- [COLLECTED DATA]:

-------------------------

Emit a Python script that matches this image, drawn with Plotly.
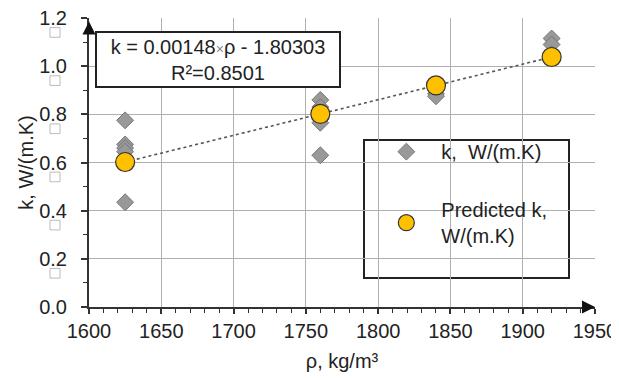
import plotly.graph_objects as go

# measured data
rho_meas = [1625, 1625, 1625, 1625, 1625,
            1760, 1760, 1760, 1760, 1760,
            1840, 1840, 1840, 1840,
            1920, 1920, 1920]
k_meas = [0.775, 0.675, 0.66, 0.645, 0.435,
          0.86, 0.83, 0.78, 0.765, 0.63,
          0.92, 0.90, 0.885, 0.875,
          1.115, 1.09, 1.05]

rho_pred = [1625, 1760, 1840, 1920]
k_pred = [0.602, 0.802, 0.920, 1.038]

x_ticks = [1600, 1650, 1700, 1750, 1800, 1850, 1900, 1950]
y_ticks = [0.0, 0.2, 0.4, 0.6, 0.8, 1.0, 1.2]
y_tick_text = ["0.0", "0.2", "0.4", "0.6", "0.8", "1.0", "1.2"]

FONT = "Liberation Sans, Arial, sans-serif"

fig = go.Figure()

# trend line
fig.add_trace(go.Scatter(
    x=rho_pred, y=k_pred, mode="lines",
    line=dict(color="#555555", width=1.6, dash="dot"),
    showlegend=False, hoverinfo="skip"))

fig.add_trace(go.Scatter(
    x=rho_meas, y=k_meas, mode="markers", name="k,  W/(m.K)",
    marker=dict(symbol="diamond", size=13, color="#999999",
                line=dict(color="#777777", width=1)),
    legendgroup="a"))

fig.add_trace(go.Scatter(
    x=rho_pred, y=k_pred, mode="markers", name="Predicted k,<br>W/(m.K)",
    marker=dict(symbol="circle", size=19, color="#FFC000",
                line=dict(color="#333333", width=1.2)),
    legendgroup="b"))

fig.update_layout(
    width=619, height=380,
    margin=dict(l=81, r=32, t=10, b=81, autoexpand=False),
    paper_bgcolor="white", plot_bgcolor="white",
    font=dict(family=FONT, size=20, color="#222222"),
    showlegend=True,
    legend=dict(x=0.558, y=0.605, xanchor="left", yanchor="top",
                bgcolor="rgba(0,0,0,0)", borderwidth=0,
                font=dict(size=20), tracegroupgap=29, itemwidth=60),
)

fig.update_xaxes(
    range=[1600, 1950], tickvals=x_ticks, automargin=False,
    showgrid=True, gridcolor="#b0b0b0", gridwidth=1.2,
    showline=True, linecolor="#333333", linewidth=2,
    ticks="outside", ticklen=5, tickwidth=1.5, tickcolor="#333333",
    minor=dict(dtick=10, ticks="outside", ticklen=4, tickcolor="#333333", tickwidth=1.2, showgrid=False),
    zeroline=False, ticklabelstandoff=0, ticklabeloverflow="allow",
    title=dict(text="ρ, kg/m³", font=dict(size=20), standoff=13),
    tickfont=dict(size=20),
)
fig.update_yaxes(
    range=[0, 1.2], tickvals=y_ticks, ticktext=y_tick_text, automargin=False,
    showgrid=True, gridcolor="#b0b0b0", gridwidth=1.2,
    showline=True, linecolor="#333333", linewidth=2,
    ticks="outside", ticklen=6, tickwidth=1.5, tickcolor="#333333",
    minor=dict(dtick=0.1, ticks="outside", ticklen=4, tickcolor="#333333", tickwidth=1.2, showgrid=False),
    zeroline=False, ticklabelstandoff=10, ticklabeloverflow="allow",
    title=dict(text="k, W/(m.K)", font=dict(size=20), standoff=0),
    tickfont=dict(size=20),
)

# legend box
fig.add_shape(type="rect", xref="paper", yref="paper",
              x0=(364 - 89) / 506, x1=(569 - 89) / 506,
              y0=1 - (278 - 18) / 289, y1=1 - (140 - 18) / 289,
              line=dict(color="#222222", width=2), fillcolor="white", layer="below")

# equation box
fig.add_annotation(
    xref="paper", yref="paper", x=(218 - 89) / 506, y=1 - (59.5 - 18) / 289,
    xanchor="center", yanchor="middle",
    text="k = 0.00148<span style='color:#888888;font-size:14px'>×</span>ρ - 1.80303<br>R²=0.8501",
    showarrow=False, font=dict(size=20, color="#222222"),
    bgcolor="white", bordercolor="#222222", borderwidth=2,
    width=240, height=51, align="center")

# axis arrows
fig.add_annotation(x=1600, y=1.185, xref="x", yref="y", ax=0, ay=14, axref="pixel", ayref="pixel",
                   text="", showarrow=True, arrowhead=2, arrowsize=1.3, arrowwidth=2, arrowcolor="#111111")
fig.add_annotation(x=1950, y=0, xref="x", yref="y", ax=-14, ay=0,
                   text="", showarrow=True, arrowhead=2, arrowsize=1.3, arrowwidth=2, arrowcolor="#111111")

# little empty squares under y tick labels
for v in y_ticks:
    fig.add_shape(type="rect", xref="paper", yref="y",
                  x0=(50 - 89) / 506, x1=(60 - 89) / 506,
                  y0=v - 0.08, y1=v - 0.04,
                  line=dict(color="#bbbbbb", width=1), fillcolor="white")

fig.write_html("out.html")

-------------------------

- [WHAT YOU HAVE TO DO]:
Only lines belong in the copy: transcribe those from the start of the data through the line that contains "k_pred = [0.602, 0.802, 0.920, 1.038]", and skip the pictures.

- [TASK RESULT]:
Emit a Python script that matches this image, drawn with Plotly.
import plotly.graph_objects as go

# measured data
rho_meas = [1625, 1625, 1625, 1625, 1625,
            1760, 1760, 1760, 1760, 1760,
            1840, 1840, 1840, 1840,
            1920, 1920, 1920]
k_meas = [0.775, 0.675, 0.66, 0.645, 0.435,
          0.86, 0.83, 0.78, 0.765, 0.63,
          0.92, 0.90, 0.885, 0.875,
          1.115, 1.09, 1.05]

rho_pred = [1625, 1760, 1840, 1920]
k_pred = [0.602, 0.802, 0.920, 1.038]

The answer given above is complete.